DATASET EXTRACT
## Start
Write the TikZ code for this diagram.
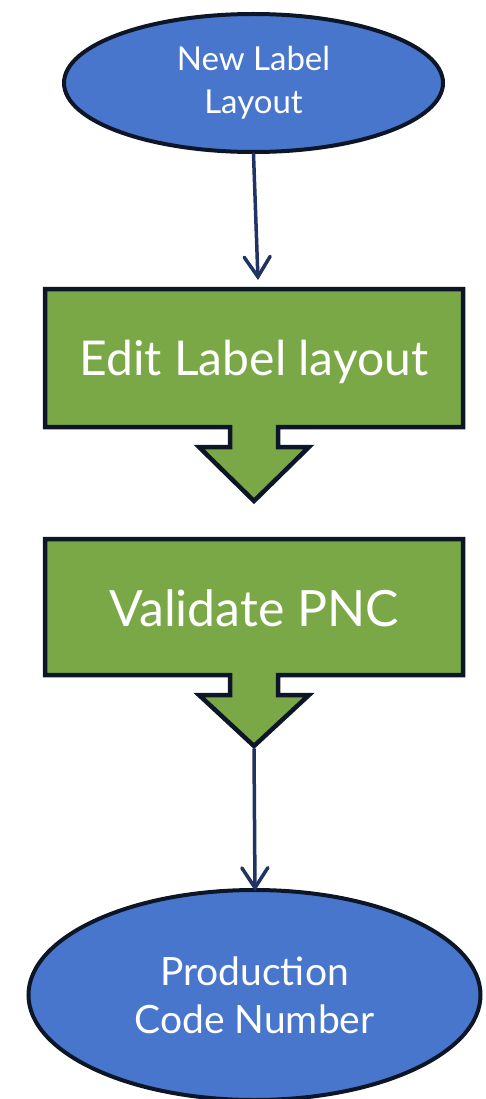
\documentclass[tikz,border=0pt]{standalone}
\usepackage{fontspec}
\setmainfont{Lato}
\usetikzlibrary{shapes.geometric,arrows.meta}
\definecolor{ovalblue}{HTML}{4876CC}
\definecolor{boxgreen}{HTML}{7BA847}
\definecolor{edge}{HTML}{0D1626}
\definecolor{connector}{HTML}{1F3462}
\tikzset{
  oval/.style={ellipse, fill=ovalblue, draw=edge, line width=4pt, inner sep=0pt, text=white, align=center},
  stepshape/.style={fill=boxgreen, draw=edge, line width=4.5pt, line join=miter},
  steptext/.style={text=white, inner sep=0pt},
  conn/.style={draw=connector, line width=3.5pt, line cap=round, -{Straight Barb[length=20pt,width=26pt,line cap=round]}}
}
\begin{document}
\begin{tikzpicture}[x=1pt,y=-1pt]
\useasboundingbox (0,0) rectangle (485,1099);
% top oval
\node[oval, minimum width=379pt, minimum height=138pt, font=\fontsize{33}{43}\selectfont] (start) at (253.5,83) {New Label\\Layout};
% step 1
\path[stepshape] (45,289) -- (463,289) -- (463,427) -- (278,427) -- (278,447) -- (309,447) -- (254,501) -- (199,447) -- (230,447) -- (230,427) -- (45,427) -- cycle;
\node[steptext, font=\fontsize{48}{52}\selectfont] (edit) at (254,362) {Edit Label layout};
% step 2
\path[stepshape] (45,539) -- (463,539) -- (463,675) -- (278,675) -- (278,695) -- (309,695) -- (254,746) -- (199,695) -- (230,695) -- (230,675) -- (45,675) -- cycle;
\node[steptext, font=\fontsize{50}{54}\selectfont] (valid) at (254,608) {Validate PNC};
\coordinate (tip2) at (254,749);
% bottom oval
\node[oval, minimum width=452pt, minimum height=210pt, font=\fontsize{39}{48}\selectfont] (end) at (254.5,995) {Production\\Code Number};
% connectors
\coordinate (a1end) at (258,280);
\draw[conn] (start.south) -- (a1end);
\draw[conn] (tip2) -- ([xshift=0.5pt,yshift=-3pt]end.north);
\end{tikzpicture}
\end{document}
## End
TASK
Repeat the data above exactly, but not the pictures.

OUTPUT OF THE EXERCISE
Write the TikZ code for this diagram.
\documentclass[tikz,border=0pt]{standalone}
\usepackage{fontspec}
\setmainfont{Lato}
\usetikzlibrary{shapes.geometric,arrows.meta}
\definecolor{ovalblue}{HTML}{4876CC}
\definecolor{boxgreen}{HTML}{7BA847}
\definecolor{edge}{HTML}{0D1626}
\definecolor{connector}{HTML}{1F3462}
\tikzset{
  oval/.style={ellipse, fill=ovalblue, draw=edge, line width=4pt, inner sep=0pt, text=white, align=center},
  stepshape/.style={fill=boxgreen, draw=edge, line width=4.5pt, line join=miter},
  steptext/.style={text=white, inner sep=0pt},
  conn/.style={draw=connector, line width=3.5pt, line cap=round, -{Straight Barb[length=20pt,width=26pt,line cap=round]}}
}
\begin{document}
\begin{tikzpicture}[x=1pt,y=-1pt]
\useasboundingbox (0,0) rectangle (485,1099);
% top oval
\node[oval, minimum width=379pt, minimum height=138pt, font=\fontsize{33}{43}\selectfont] (start) at (253.5,83) {New Label\\Layout};
% step 1
\path[stepshape] (45,289) -- (463,289) -- (463,427) -- (278,427) -- (278,447) -- (309,447) -- (254,501) -- (199,447) -- (230,447) -- (230,427) -- (45,427) -- cycle;
\node[steptext, font=\fontsize{48}{52}\selectfont] (edit) at (254,362) {Edit Label layout};
% step 2
\path[stepshape] (45,539) -- (463,539) -- (463,675) -- (278,675) -- (278,695) -- (309,695) -- (254,746) -- (199,695) -- (230,695) -- (230,675) -- (45,675) -- cycle;
\node[steptext, font=\fontsize{50}{54}\selectfont] (valid) at (254,608) {Validate PNC};
\coordinate (tip2) at (254,749);
% bottom oval
\node[oval, minimum width=452pt, minimum height=210pt, font=\fontsize{39}{48}\selectfont] (end) at (254.5,995) {Production\\Code Number};
% connectors
\coordinate (a1end) at (258,280);
\draw[conn] (start.south) -- (a1end);
\draw[conn] (tip2) -- ([xshift=0.5pt,yshift=-3pt]end.north);
\end{tikzpicture}
\end{document}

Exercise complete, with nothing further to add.